Dora is similar to many women in Dickens, a kind of frail woman-child. She even asks that David call her a "child-wife," which surely must rankle some feminists. She can't be reasoned with: "I had wounded Dora's soft little heart, and she was not to be comforted. She was so pathetic in her sobbing and bewailing, that I felt as if I had said I don't know what to hurt her. I was obliged to hurry away; I was kept out late; and I felt all night such pangs of remorse as made me miserable. I had the conscience of an assassin, and was haunted by a vague sense of enormous wickedness."

In contrast, there is the evil Rosa Dartle, who is in love with Steerforth, but has been scarred by him, literally, when in childhood he threw a hammer at her. One can't escape the belief that Dickens viewed women in a patronizing, superficial way--if they were angelic and had curls of gold, they were child-like and adorable, dark and disfigured, they were dastardly.
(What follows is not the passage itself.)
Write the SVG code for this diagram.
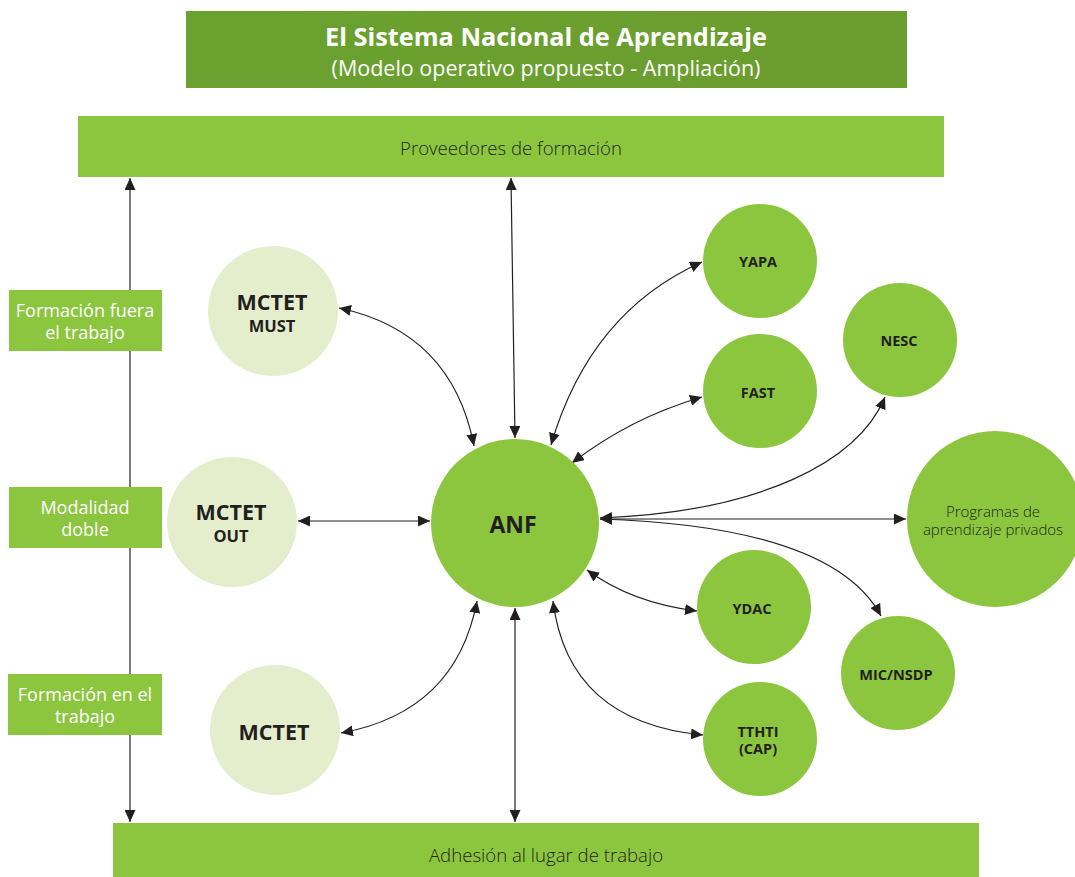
<svg xmlns="http://www.w3.org/2000/svg" width="1075" height="877" viewBox="0 0 1075 877">
<defs>
<style>
text{font-family:"Open Sans","Noto Sans","DejaVu Sans",sans-serif;text-anchor:middle;}
.band{fill:#8cc63f;}
.light{fill:#e4eecd;}
.green{fill:#8cc63f;}
.lbl{fill:#ffffff;font-size:18px;}
.bandt{fill:#231f20;font-size:18.6px;font-weight:300;}
.big{fill:#231f20;font-size:21.5px;font-weight:700;}
.sub{fill:#231f20;font-size:16.5px;font-weight:700;}
.sm{fill:#231f20;font-size:14.5px;font-weight:700;}
.thin{fill:#231f20;font-size:15px;font-weight:300;}
.c{fill:none;stroke:#231f20;stroke-width:1.2;marker-start:url(#ah);marker-end:url(#ah);}
</style>
<marker id="ah" viewBox="0 0 10 10" refX="10" refY="5" markerWidth="12" markerHeight="11" markerUnits="userSpaceOnUse" orient="auto-start-reverse" preserveAspectRatio="none">
<path d="M0,0 L10,5 L0,10 z" fill="#231f20"/>
</marker>
<linearGradient id="tg" x1="0" y1="0" x2="1" y2="0">
<stop offset="0" stop-color="#6aa12f"/>
<stop offset="1" stop-color="#6b9d2e"/>
</linearGradient>
</defs>
<g id="title">
<rect x="186" y="11" width="721" height="77" fill="url(#tg)"/>
<text x="546" y="46" style="fill:#fff;font-size:25.3px;font-weight:700;">El Sistema Nacional de Aprendizaje</text>
<text x="546" y="76" style="fill:#fff;font-size:21.5px;">(Modelo operativo propuesto - Ampliación)</text>
</g>
<g id="proveedores">
<rect class="band" x="78" y="116" width="866" height="61"/>
<text class="bandt" x="511" y="155">Proveedores de formación</text>
</g>
<g id="adhesion">
<rect class="band" x="113" y="823" width="866" height="54"/>
<text class="bandt" x="546" y="862">Adhesión al lugar de trabajo</text>
</g>
<g id="connectors">
<line class="c" x1="130" y1="178" x2="130" y2="822"/>
<line class="c" x1="511" y1="178" x2="515" y2="438"/>
<line class="c" x1="515" y1="608" x2="515" y2="822"/>
<path class="c" d="M339,308 Q452,332 474,446"/>
<line class="c" x1="298" y1="521" x2="430" y2="521"/>
<path class="c" d="M341,733 Q456,712 477,601"/>
<path class="c" d="M551,445 Q590,312 702,262"/>
<path class="c" d="M572,463 Q630,418 702,397"/>
<path class="c" d="M600,518 C760,512 858,462 885,397"/>
<line class="c" x1="600" y1="519" x2="906" y2="519"/>
<path class="c" d="M600,519 C760,524 850,558 881,616"/>
<path class="c" d="M587,570 Q632,603 697,611"/>
<path class="c" d="M553,601 Q568,722 703,735"/>
</g>
<g id="lbl-fuera">
<rect class="band" x="9" y="290" width="153" height="61"/>
<text class="lbl" x="85" y="317">Formación fuera</text>
<text class="lbl" x="85" y="339">el trabajo</text>
</g>
<g id="lbl-doble">
<rect class="band" x="9" y="487" width="153" height="61"/>
<text class="lbl" x="85" y="514">Modalidad</text>
<text class="lbl" x="85" y="536">doble</text>
</g>
<g id="lbl-en">
<rect class="band" x="8" y="674" width="154" height="61"/>
<text class="lbl" x="85" y="701">Formación en el</text>
<text class="lbl" x="85" y="723">trabajo</text>
</g>
<g id="mctet-must">
<circle class="light" cx="273" cy="311" r="65"/>
<text class="big" x="272" y="310">MCTET</text>
<text class="sub" x="272" y="332">MUST</text>
</g>
<g id="mctet-out">
<circle class="light" cx="232" cy="522" r="65"/>
<text class="big" x="231" y="520">MCTET</text>
<text class="sub" x="231" y="542">OUT</text>
</g>
<g id="mctet">
<circle class="light" cx="275" cy="730" r="65"/>
<text class="big" x="274" y="740">MCTET</text>
</g>
<g id="anf">
<circle class="green" cx="515" cy="523" r="84"/>
<text class="big" x="513" y="533" style="font-size:23px">ANF</text>
</g>
<g id="yapa">
<circle class="green" cx="760" cy="261" r="57"/>
<text class="sm" x="758" y="267">YAPA</text>
</g>
<g id="fast">
<circle class="green" cx="760" cy="391" r="57"/>
<text class="sm" x="758" y="398">FAST</text>
</g>
<g id="nesc">
<circle class="green" cx="900" cy="340" r="57"/>
<text class="sm" x="899" y="346">NESC</text>
</g>
<g id="programas">
<circle class="green" cx="995" cy="519" r="88"/>
<text class="thin" x="993" y="517">Programas de</text>
<text class="thin" x="993" y="535">aprendizaje privados</text>
</g>
<g id="ydac">
<circle class="green" cx="754" cy="607" r="57"/>
<text class="sm" x="752" y="614">YDAC</text>
</g>
<g id="micnsdp">
<circle class="green" cx="898" cy="673" r="57"/>
<text class="sm" x="896" y="680">MIC/NSDP</text>
</g>
<g id="tthti">
<circle class="green" cx="760" cy="739" r="57"/>
<text class="sm" x="758" y="737">TTHTI</text>
<text class="sm" x="758" y="754">(CAP)</text>
</g>
</svg>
I found some parts of David Copperfield incomprehensible--an entire subplot involving Copperfield's teacher Dr. Strong, his wife, and her cousin, could have been easily excised. But there's more than enough here to chew on, and the characters live beyond the page. There are also the usual brilliant passages of Dickens' prose: "Early in the morning, I sauntered through the dear old tranquil streets, and again mingled with the shadows of the venerable gateways and churches. The rooks were sailing about the cathedral towers; and the towers themselves, overlooking many a long unaltered mile of the rich country and its pleasant streams, were cutting the bright morning air, as if there were no such thing as change on earth."